Trade-offs to go in with eyes open. You are running and right-sizing an OpenSearch cluster, which is the operationally heaviest piece here (shard sizing, JVM pressure, version upgrades) — budget for that expertise or lean harder on managed alarms. Kinesis introduces shard math and partition-key thinking that a simpler queue doesn’t; get the key wrong and you fight hot shards. And there is a real latency floor — this is seconds-fresh, not microseconds; it is not a low-latency transactional path.

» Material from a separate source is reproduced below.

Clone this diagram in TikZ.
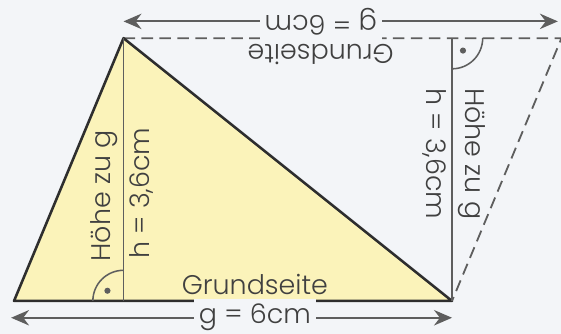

Anti-patterns to avoid. Do not write one Lambda that does ingest, enrich, index, and archive — you couple the durability of your record-of-truth to the health of your dashboard, exactly the failure Meridian load-tested away. Do not index to OpenSearch one document per record — always _bulk per batch. Do not pick a low-cardinality partition key for convenience; hot shards will find you at peak. Do not keep all history on hot OpenSearch nodes because it’s easy — that’s the line item that triples the bill. Do not skip the DLQ / partial-batch-failure wiring; a single poison record will otherwise wedge a shard and silently stall the pipeline. And do not treat Firehose-to-OpenSearch as a substitute for the Lambda hot path when you need enrichment and custom routing — Firehose’s transform Lambda is fine for light shaping, but the dual-consumer split (Lambda→OpenSearch, Firehose→S3) is what keeps the stores independent.
Alternatives, and when they win.
- Managed Service for Apache Flink (KDA) instead of Lambda when you need true stateful stream processing — windowed aggregations, joins across streams, exactly-once sinks, sessionization. Lambda is perfect for stateless per-batch enrich-and-index; reach for Flink the moment you need sustained windowed state or stream-to-stream joins.
- Amazon MSK (managed Kafka) instead of Kinesis when you have existing Kafka investment/ecosystem, need very long retention with compaction, sub-shard-granularity consumer-group semantics, or multi-cloud portability. Kinesis wins on operational simplicity, native Firehose/Lambda integration, and on-demand auto-scaling; MSK wins on Kafka-ecosystem fit and fine-grained control.
- DynamoDB Streams / Kinesis-from-DynamoDB when the events you care about are already table mutations — capture change data without a separate producer.
- EventBridge instead of Kinesis when you have discrete, low-to-moderate-volume business events needing rich routing/filtering to many targets, rather than a high-throughput ordered firehose. EventBridge is routing-shaped; Kinesis is log-shaped. Choose by whether you think in events to route or a stream to process.
- OpenSearch Ingestion / Data Prepper as an alternative to the Lambda for the OpenSearch path when you want a managed, config-driven pipeline (with its own buffering and transforms) instead of owning function code — a reasonable swap that keeps the dual-consumer shape.
The decision rule in one line: if you have a high-volume, keyed event stream that two very different audiences must consume — one in seconds, one over months — without interfering, this Kinesis → (Lambda → OpenSearch | Firehose → S3) reference is the AWS-native answer, and the durable log underneath it is what lets you sleep.